Please give the listing again, word for word, with nothing left out.

AVAILABLE DATA
☆ ☆ ☆

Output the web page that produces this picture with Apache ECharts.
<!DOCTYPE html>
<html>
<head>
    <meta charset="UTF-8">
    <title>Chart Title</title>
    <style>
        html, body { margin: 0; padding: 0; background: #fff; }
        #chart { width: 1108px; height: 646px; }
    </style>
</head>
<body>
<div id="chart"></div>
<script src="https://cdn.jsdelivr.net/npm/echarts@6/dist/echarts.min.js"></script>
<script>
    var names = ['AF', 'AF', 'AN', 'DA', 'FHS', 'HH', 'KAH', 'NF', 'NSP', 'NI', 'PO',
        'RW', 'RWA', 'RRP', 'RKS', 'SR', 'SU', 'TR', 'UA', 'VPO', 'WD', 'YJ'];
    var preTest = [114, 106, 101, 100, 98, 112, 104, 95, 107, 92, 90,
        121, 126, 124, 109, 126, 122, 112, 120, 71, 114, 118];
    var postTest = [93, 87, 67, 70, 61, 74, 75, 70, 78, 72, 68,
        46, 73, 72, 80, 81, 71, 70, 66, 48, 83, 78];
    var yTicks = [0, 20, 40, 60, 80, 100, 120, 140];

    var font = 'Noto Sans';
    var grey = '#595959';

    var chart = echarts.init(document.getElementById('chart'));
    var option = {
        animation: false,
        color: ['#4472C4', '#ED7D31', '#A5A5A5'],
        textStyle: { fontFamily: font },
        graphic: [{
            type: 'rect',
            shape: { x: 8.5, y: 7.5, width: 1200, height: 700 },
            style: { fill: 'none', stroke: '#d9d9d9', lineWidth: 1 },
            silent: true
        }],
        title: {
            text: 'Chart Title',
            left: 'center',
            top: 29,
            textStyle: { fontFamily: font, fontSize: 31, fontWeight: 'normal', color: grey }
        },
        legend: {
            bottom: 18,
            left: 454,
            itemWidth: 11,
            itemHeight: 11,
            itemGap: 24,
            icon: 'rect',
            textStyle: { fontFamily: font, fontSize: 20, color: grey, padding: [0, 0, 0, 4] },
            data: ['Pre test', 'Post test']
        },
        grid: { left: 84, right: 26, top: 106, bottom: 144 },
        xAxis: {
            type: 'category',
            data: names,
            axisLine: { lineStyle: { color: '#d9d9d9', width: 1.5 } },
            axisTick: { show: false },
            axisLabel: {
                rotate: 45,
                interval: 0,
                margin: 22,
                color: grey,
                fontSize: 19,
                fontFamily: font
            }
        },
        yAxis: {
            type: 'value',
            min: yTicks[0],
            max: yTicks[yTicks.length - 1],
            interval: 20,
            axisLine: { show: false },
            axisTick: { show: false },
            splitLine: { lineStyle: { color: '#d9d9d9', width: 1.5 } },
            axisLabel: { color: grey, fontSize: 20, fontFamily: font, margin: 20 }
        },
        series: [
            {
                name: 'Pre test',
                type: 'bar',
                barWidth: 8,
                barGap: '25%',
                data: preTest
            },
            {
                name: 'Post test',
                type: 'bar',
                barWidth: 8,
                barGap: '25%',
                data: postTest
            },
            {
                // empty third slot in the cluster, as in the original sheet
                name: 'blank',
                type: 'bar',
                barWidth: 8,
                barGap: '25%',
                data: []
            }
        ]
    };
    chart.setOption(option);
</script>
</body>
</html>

☆ ☆ ☆

EXERCISE RESULT
Output the web page that produces this picture with Apache ECharts.
<!DOCTYPE html>
<html>
<head>
    <meta charset="UTF-8">
    <title>Chart Title</title>
    <style>
        html, body { margin: 0; padding: 0; background: #fff; }
        #chart { width: 1108px; height: 646px; }
    </style>
</head>
<body>
<div id="chart"></div>
<script src="https://cdn.jsdelivr.net/npm/echarts@6/dist/echarts.min.js"></script>
<script>
    var names = ['AF', 'AF', 'AN', 'DA', 'FHS', 'HH', 'KAH', 'NF', 'NSP', 'NI', 'PO',
        'RW', 'RWA', 'RRP', 'RKS', 'SR', 'SU', 'TR', 'UA', 'VPO', 'WD', 'YJ'];
    var preTest = [114, 106, 101, 100, 98, 112, 104, 95, 107, 92, 90,
        121, 126, 124, 109, 126, 122, 112, 120, 71, 114, 118];
    var postTest = [93, 87, 67, 70, 61, 74, 75, 70, 78, 72, 68,
        46, 73, 72, 80, 81, 71, 70, 66, 48, 83, 78];
    var yTicks = [0, 20, 40, 60, 80, 100, 120, 140];

    var font = 'Noto Sans';
    var grey = '#595959';

    var chart = echarts.init(document.getElementById('chart'));
    var option = {
        animation: false,
        color: ['#4472C4', '#ED7D31', '#A5A5A5'],
        textStyle: { fontFamily: font },
        graphic: [{
            type: 'rect',
            shape: { x: 8.5, y: 7.5, width: 1200, height: 700 },
            style: { fill: 'none', stroke: '#d9d9d9', lineWidth: 1 },
            silent: true
        }],
        title: {
            text: 'Chart Title',
            left: 'center',
            top: 29,
            textStyle: { fontFamily: font, fontSize: 31, fontWeight: 'normal', color: grey }
        },
        legend: {
            bottom: 18,
            left: 454,
            itemWidth: 11,
            itemHeight: 11,
            itemGap: 24,
            icon: 'rect',
            textStyle: { fontFamily: font, fontSize: 20, color: grey, padding: [0, 0, 0, 4] },
            data: ['Pre test', 'Post test']
        },
        grid: { left: 84, right: 26, top: 106, bottom: 144 },
        xAxis: {
            type: 'category',
            data: names,
            axisLine: { lineStyle: { color: '#d9d9d9', width: 1.5 } },
            axisTick: { show: false },
            axisLabel: {
                rotate: 45,
                interval: 0,
                margin: 22,
                color: grey,
                fontSize: 19,
                fontFamily: font
            }
        },
        yAxis: {
            type: 'value',
            min: yTicks[0],
            max: yTicks[yTicks.length - 1],
            interval: 20,
            axisLine: { show: false },
            axisTick: { show: false },
            splitLine: { lineStyle: { color: '#d9d9d9', width: 1.5 } },
            axisLabel: { color: grey, fontSize: 20, fontFamily: font, margin: 20 }
        },
        series: [
            {
                name: 'Pre test',
                type: 'bar',
                barWidth: 8,
                barGap: '25%',
                data: preTest
            },
            {
                name: 'Post test',
                type: 'bar',
                barWidth: 8,
                barGap: '25%',
                data: postTest
            },
            {
                // empty third slot in the cluster, as in the original sheet
                name: 'blank',
                type: 'bar',
                barWidth: 8,
                barGap: '25%',
                data: []
            }
        ]
    };
    chart.setOption(option);
</script>
</body>
</html>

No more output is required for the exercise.